EXERCISE REQUIREMENTS:
Restate each line of the listing exactly, without carrying over any pictures.

PROVIDED MATERIAL:

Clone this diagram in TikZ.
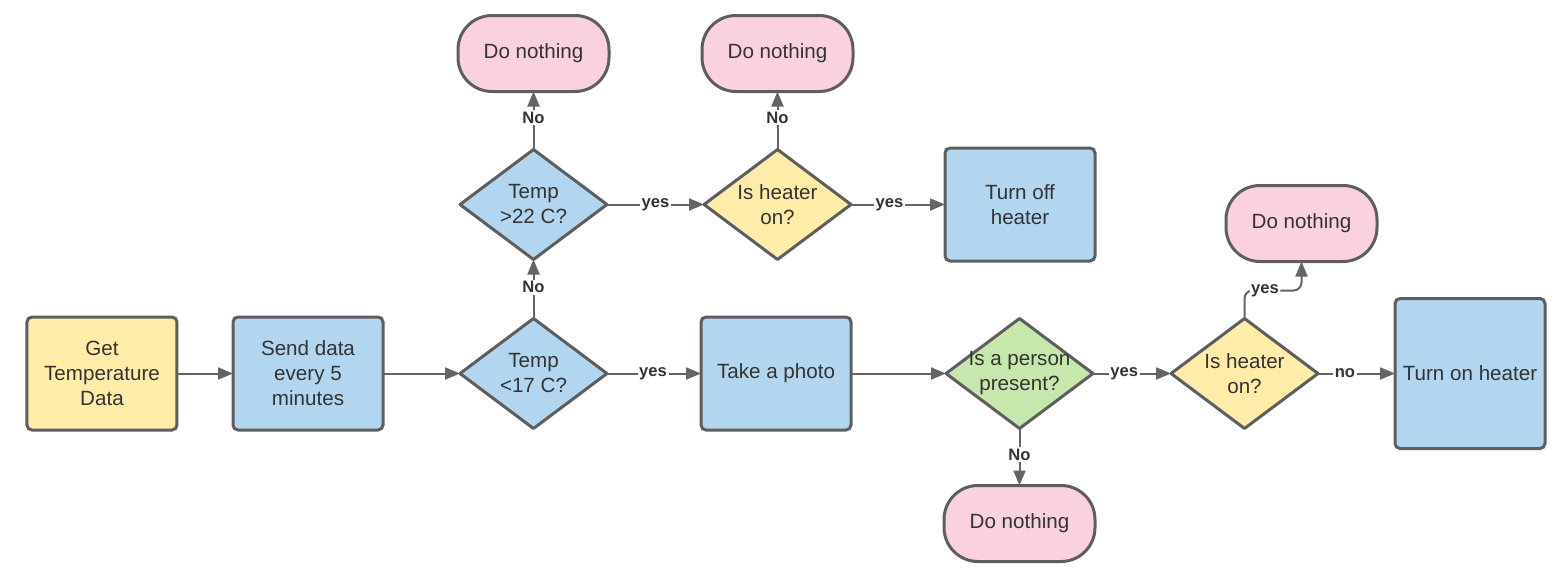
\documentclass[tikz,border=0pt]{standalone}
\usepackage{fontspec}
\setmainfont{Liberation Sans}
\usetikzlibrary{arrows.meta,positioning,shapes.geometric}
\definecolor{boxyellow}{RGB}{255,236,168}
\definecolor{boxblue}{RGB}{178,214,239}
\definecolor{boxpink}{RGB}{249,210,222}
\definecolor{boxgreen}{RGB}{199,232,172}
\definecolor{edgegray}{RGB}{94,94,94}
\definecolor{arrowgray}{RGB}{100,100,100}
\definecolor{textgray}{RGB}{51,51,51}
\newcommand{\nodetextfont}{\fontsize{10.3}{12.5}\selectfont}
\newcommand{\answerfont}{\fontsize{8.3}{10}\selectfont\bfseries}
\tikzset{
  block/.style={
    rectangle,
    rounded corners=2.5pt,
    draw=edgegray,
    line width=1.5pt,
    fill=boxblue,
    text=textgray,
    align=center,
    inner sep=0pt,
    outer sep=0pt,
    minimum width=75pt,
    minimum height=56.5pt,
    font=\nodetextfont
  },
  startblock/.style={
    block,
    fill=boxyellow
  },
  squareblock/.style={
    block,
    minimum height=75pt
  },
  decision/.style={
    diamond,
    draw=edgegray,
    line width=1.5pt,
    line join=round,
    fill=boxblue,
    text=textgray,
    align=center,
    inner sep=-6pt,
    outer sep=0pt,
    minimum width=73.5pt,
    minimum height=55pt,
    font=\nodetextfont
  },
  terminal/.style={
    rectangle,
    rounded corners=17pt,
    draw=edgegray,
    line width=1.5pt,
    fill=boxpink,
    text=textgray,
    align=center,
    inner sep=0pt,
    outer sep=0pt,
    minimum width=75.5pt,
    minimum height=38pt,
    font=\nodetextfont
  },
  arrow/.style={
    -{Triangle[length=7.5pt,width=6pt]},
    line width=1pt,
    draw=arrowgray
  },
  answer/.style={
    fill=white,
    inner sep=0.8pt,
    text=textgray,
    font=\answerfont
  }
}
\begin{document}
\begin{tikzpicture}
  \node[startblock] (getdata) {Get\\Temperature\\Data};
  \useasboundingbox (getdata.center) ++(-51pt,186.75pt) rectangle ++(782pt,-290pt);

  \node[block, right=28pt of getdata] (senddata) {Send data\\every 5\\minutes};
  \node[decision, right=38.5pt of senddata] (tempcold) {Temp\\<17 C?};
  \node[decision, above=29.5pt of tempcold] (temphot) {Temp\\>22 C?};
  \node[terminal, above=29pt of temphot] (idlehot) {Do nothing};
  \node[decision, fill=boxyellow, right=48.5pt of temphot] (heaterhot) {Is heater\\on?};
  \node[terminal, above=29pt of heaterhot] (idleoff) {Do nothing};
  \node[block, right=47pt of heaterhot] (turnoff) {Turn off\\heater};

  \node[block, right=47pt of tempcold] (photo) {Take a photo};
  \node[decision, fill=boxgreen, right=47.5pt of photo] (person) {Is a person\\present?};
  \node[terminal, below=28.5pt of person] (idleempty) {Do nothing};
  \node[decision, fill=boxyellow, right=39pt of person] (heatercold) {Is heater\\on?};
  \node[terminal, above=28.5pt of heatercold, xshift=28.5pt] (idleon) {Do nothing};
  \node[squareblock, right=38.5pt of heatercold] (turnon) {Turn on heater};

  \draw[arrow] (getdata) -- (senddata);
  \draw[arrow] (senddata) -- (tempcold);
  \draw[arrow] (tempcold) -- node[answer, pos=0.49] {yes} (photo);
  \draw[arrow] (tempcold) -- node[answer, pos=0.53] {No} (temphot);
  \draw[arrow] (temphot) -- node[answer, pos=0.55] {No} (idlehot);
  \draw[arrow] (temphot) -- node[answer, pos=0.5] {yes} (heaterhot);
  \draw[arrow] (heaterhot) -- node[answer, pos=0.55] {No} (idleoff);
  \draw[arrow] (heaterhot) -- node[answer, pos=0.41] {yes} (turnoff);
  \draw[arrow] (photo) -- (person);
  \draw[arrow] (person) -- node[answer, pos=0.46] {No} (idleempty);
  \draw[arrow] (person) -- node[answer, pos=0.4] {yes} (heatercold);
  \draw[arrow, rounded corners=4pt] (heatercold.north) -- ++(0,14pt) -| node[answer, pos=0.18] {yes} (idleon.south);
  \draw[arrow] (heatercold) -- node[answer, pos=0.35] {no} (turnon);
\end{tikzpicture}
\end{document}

REPLY TO THE EXERCISE:
Clone this diagram in TikZ.
\documentclass[tikz,border=0pt]{standalone}
\usepackage{fontspec}
\setmainfont{Liberation Sans}
\usetikzlibrary{arrows.meta,positioning,shapes.geometric}
\definecolor{boxyellow}{RGB}{255,236,168}
\definecolor{boxblue}{RGB}{178,214,239}
\definecolor{boxpink}{RGB}{249,210,222}
\definecolor{boxgreen}{RGB}{199,232,172}
\definecolor{edgegray}{RGB}{94,94,94}
\definecolor{arrowgray}{RGB}{100,100,100}
\definecolor{textgray}{RGB}{51,51,51}
\newcommand{\nodetextfont}{\fontsize{10.3}{12.5}\selectfont}
\newcommand{\answerfont}{\fontsize{8.3}{10}\selectfont\bfseries}
\tikzset{
  block/.style={
    rectangle,
    rounded corners=2.5pt,
    draw=edgegray,
    line width=1.5pt,
    fill=boxblue,
    text=textgray,
    align=center,
    inner sep=0pt,
    outer sep=0pt,
    minimum width=75pt,
    minimum height=56.5pt,
    font=\nodetextfont
  },
  startblock/.style={
    block,
    fill=boxyellow
  },
  squareblock/.style={
    block,
    minimum height=75pt
  },
  decision/.style={
    diamond,
    draw=edgegray,
    line width=1.5pt,
    line join=round,
    fill=boxblue,
    text=textgray,
    align=center,
    inner sep=-6pt,
    outer sep=0pt,
    minimum width=73.5pt,
    minimum height=55pt,
    font=\nodetextfont
  },
  terminal/.style={
    rectangle,
    rounded corners=17pt,
    draw=edgegray,
    line width=1.5pt,
    fill=boxpink,
    text=textgray,
    align=center,
    inner sep=0pt,
    outer sep=0pt,
    minimum width=75.5pt,
    minimum height=38pt,
    font=\nodetextfont
  },
  arrow/.style={
    -{Triangle[length=7.5pt,width=6pt]},
    line width=1pt,
    draw=arrowgray
  },
  answer/.style={
    fill=white,
    inner sep=0.8pt,
    text=textgray,
    font=\answerfont
  }
}
\begin{document}
\begin{tikzpicture}
  \node[startblock] (getdata) {Get\\Temperature\\Data};
  \useasboundingbox (getdata.center) ++(-51pt,186.75pt) rectangle ++(782pt,-290pt);

  \node[block, right=28pt of getdata] (senddata) {Send data\\every 5\\minutes};
  \node[decision, right=38.5pt of senddata] (tempcold) {Temp\\<17 C?};
  \node[decision, above=29.5pt of tempcold] (temphot) {Temp\\>22 C?};
  \node[terminal, above=29pt of temphot] (idlehot) {Do nothing};
  \node[decision, fill=boxyellow, right=48.5pt of temphot] (heaterhot) {Is heater\\on?};
  \node[terminal, above=29pt of heaterhot] (idleoff) {Do nothing};
  \node[block, right=47pt of heaterhot] (turnoff) {Turn off\\heater};

  \node[block, right=47pt of tempcold] (photo) {Take a photo};
  \node[decision, fill=boxgreen, right=47.5pt of photo] (person) {Is a person\\present?};
  \node[terminal, below=28.5pt of person] (idleempty) {Do nothing};
  \node[decision, fill=boxyellow, right=39pt of person] (heatercold) {Is heater\\on?};
  \node[terminal, above=28.5pt of heatercold, xshift=28.5pt] (idleon) {Do nothing};
  \node[squareblock, right=38.5pt of heatercold] (turnon) {Turn on heater};

  \draw[arrow] (getdata) -- (senddata);
  \draw[arrow] (senddata) -- (tempcold);
  \draw[arrow] (tempcold) -- node[answer, pos=0.49] {yes} (photo);
  \draw[arrow] (tempcold) -- node[answer, pos=0.53] {No} (temphot);
  \draw[arrow] (temphot) -- node[answer, pos=0.55] {No} (idlehot);
  \draw[arrow] (temphot) -- node[answer, pos=0.5] {yes} (heaterhot);
  \draw[arrow] (heaterhot) -- node[answer, pos=0.55] {No} (idleoff);
  \draw[arrow] (heaterhot) -- node[answer, pos=0.41] {yes} (turnoff);
  \draw[arrow] (photo) -- (person);
  \draw[arrow] (person) -- node[answer, pos=0.46] {No} (idleempty);
  \draw[arrow] (person) -- node[answer, pos=0.4] {yes} (heatercold);
  \draw[arrow, rounded corners=4pt] (heatercold.north) -- ++(0,14pt) -| node[answer, pos=0.18] {yes} (idleon.south);
  \draw[arrow] (heatercold) -- node[answer, pos=0.35] {no} (turnon);
\end{tikzpicture}
\end{document}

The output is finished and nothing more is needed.